It’s been a little over a year since my whole being really started coming back to life. Since that dreadful day when I received the tragic news that my health was drastically deteriorating, and hope seemed to be lost. I refused to accept that faith, and I sort my Heavenly Father for answers and reached into my inner-soul and pulled out strength with a determination that I knew I could make it. I’m back on my feet now, and am grateful for a full recovery.
I, however, often wondered why? Why was I plagued with such despair? Why me? I’ve prided myself as being a good person, and doing good by others. Why did this befall me? I searched my heart looking for answers, and one day the light bulb came on. I got it now!! It was all because of me. I brought this on myself. I was sleeping with the enemy. The enemy of WORRY, ANXIETY, STRESS, CONFUSION, ANGER, etc. into my life. I welcomed all these dysfunctions to take control of me. I allowed people into my space with major issues, that sucked me literally dry, and zapped all of my strength. I allowed myself to be a sponge and I became saturated until I was on overload. When situations would occur that was upsetting or completely “out of control”, I did not put a stop to it, I continued to allow it to happen, month-after-month, year-after-year, and I did NOTHING about it. People only do to you what you allow.
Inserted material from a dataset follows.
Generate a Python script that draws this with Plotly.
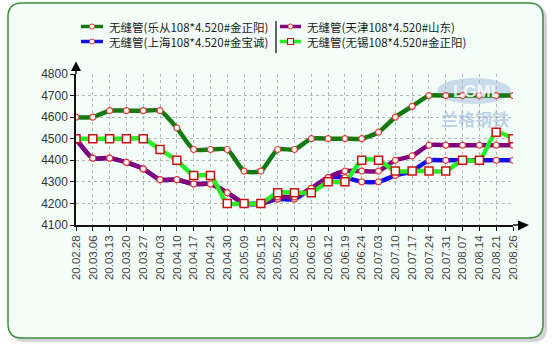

Finally, after not taking control of these situations, they manifested themselves into health conditions that threatening my emotional and eventually, physical well-being. It makes sense to me now. As a result of having this second chance, to “right” the “wrong”, I can now dismiss “unnecessary stress” out of my life. After coming to this realization, I can maintain a lifestyle more conducive to overall wellness. When I find myself in an uncomfortable setting, I can immediately dismiss it without consideration.
Oh yes, the elders use to tell me that “life will teach you valuable lessons”. I understand now!! As a result of the pain that I’ve suffered, in order to circumvent unnecessary health challenges, and keep my emotional well being in place, and live an abundant life, I’ve come to realize that “I Had To STOP SLEEPING WITH THE ENEMY”!!